Vienna and the Birth of Falsificationism
During the early 1930s Popper taught in schools while writing on the logic of science. He was in contact with members of the Vienna Circle, including Moritz Schlick, Rudolf Carnap, Otto Neurath, and Hans Hahn, though he was not a member and often disagreed with their verificationist program. His first major book, Logik der Forschung (1934), later translated as The Logic of Scientific Discovery, advanced a new answer to the demarcation problem: scientific theories are distinguished not by verification but by falsifiability, their openness to being refuted by conceivable tests. He drew inspiration from the testable boldness of Albert Einstein's theories, contrasting them with systems he regarded as unfalsifiable, such as certain interpretations of Marxism and psychoanalysis. He also engaged with Alfred Tarski's account of truth as correspondence, which helped him defend a realist view of knowledge while still insisting that all knowledge remains fallible and conjectural.

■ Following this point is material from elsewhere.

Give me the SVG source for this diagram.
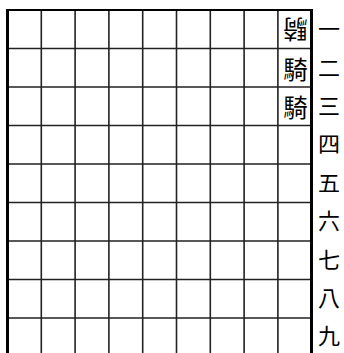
<svg xmlns="http://www.w3.org/2000/svg" width="344" height="353" viewBox="0 0 344 353">
<style>
.g{stroke:#222;stroke-width:1.6;fill:none}
.b{stroke:#000;fill:none}
.rk{font-family:"Noto Sans CJK JP",sans-serif;font-size:22px;fill:#000;text-anchor:middle;dominant-baseline:central}
.pc{font-family:"Noto Sans CJK JP",sans-serif;font-size:24.5px;fill:#000;text-anchor:middle;dominant-baseline:central}
</style>
<rect width="344" height="353" fill="#fff"/>
<g id="board">
<g class="g">
<path d="M41.3 10V360M75.1 10V360M108.9 10V360M142.7 10V360M176.5 10V360M210.3 10V360M244.1 10V360M277.9 10V360"/>
<path d="M7 48.5H312M7 87H312M7 125.5H312M7 164H312M7 202.5H312M7 241H312M7 279.5H312M7 318H312"/>
</g>
<path class="b" stroke-width="2" d="M6 10H313"/>
<path class="b" stroke-width="3" d="M7.5 9V360M311.5 9V360"/>
</g>
<g id="ranks">
<text class="rk" x="329" y="27">一</text>
<text class="rk" x="329" y="66">二</text>
<text class="rk" x="329" y="104">三</text>
<text class="rk" x="329" y="142">四</text>
<text class="rk" x="329" y="181">五</text>
<text class="rk" x="329" y="219">六</text>
<text class="rk" x="329" y="258">七</text>
<text class="rk" x="329" y="296">八</text>
<text class="rk" x="329" y="334">九</text>
</g>
<g id="piece-1-1"><text class="pc" transform="translate(295.5,30) rotate(180)">騎</text></g>
<g id="piece-1-2"><text class="pc" x="295.5" y="68.5">騎</text></g>
<g id="piece-1-3"><text class="pc" x="295.5" y="106.5">騎</text></g>
</svg>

Exile in New Zealand and Political Thought
The rise of Nazism and the dangers it posed to people of Jewish ancestry convinced Popper to leave Austria. In 1937 he accepted a position at Canterbury University College (now the University of Canterbury) in Christchurch, New Zealand. There he developed his philosophy of critical rationalism and turned with urgency to political philosophy. During the war years he wrote The Poverty of Historicism (first published in the mid-1940s in articles, later as a book) and The Open Society and Its Enemies (1945). These works criticized historicism, the belief that history unfolds according to discoverable laws, and attacked the totalitarian tendencies Popper saw in interpretations of Plato, Hegel, and Marx. He argued for piecemeal social engineering, institutional checks, and a politics centered on learning from error. In New Zealand he formed important intellectual connections, notably with Friedrich A. Hayek, whose own defense of liberal institutions resonated with Popper's emphasis on open criticism and dispersed knowledge.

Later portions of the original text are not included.